Or should that be the first days?
International travel can play such havoc with one’s conception of time, not to mention one’s body clock.
Having boarded our Dubai-bound aircraft in Sydney on the evening of Thursday 27 September, we eventually reached Dublin, having transited through Dubai, about midday on Friday 28 September. Which seems not unreasonable…until you remember that our total flight time had been in the vicinity of twenty-three hours. I love the way that works.
Arriving in Dublin, we were met by our guide and joined by those members of the travelling group who had left before us and had already spent some holiday time in various other parts of the British Isles. Exhausted though we were – understandably given the travel time – we made our first stop connected with the life of Catherine McAuley in whose footsteps we are making a pilgrimage.

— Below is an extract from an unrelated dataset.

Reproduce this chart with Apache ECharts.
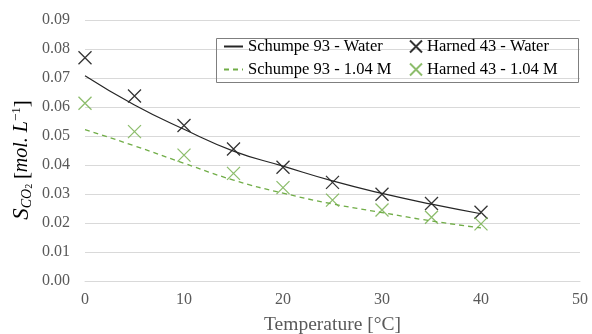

The first stop was to Coolock House, the now convent that was home to Catherine when she lived with the Callaghan family. I was intrigued to learn there of the way in which being the household manager to the Callaghans and their large household and estate was in some sense a wonderful preparation for the great work to which Catherine would be called. The administrative and managerial skills that Catherine learned there – and clearly learned well – were to be of great assistance in the eventual establishment of the House of Mercy and the Sisters of Mercy.
Of particular interest to me in Coolock House – and largely because of my liturgical pursuits – was the way in which the present occupants of Coolock House have turned an ordinary room into a beautiful and prayerful chapel. The altar, ambo, tabernacles, paschal candle stand, and other features have been beautifully crafted from timber. When placed in an otherwise undecorated room, the space becomes a place where God is encountered.
Our second and last stop was to the former chapel of the Presentation Sisters, the chapel in which Catherine and her two companions professed their religious vows as Sisters of Mercy at the completion of their novitiate. This place, now used as a conference room, still has some of what would have been its former glory, but the true significance for those following in the footsteps of Catherine McAuley was the occasion of the religious profession – an event marked by a plaque on the wall installed by builders who had been working on the building. I hasten to add there were no plaques that acknowledge the space’s former existence as a chapel for the Presentation Sisters, but there you go.
After leaving the chapel, we made our way via coach to the Ashling Hotel which will be our home for four nights. It is an elegant and comfortable hotel which provided a wonderful opportunity for a shower (much needed!) and enjoyable food which I didn’t enjoy as much as I could have given the impact of travel catching up with me.
An ‘early’ night laying horizontal was beckoning, and the bed was very enticing. And so I retired to bed…the first day (or days) of the pilgrimage complete.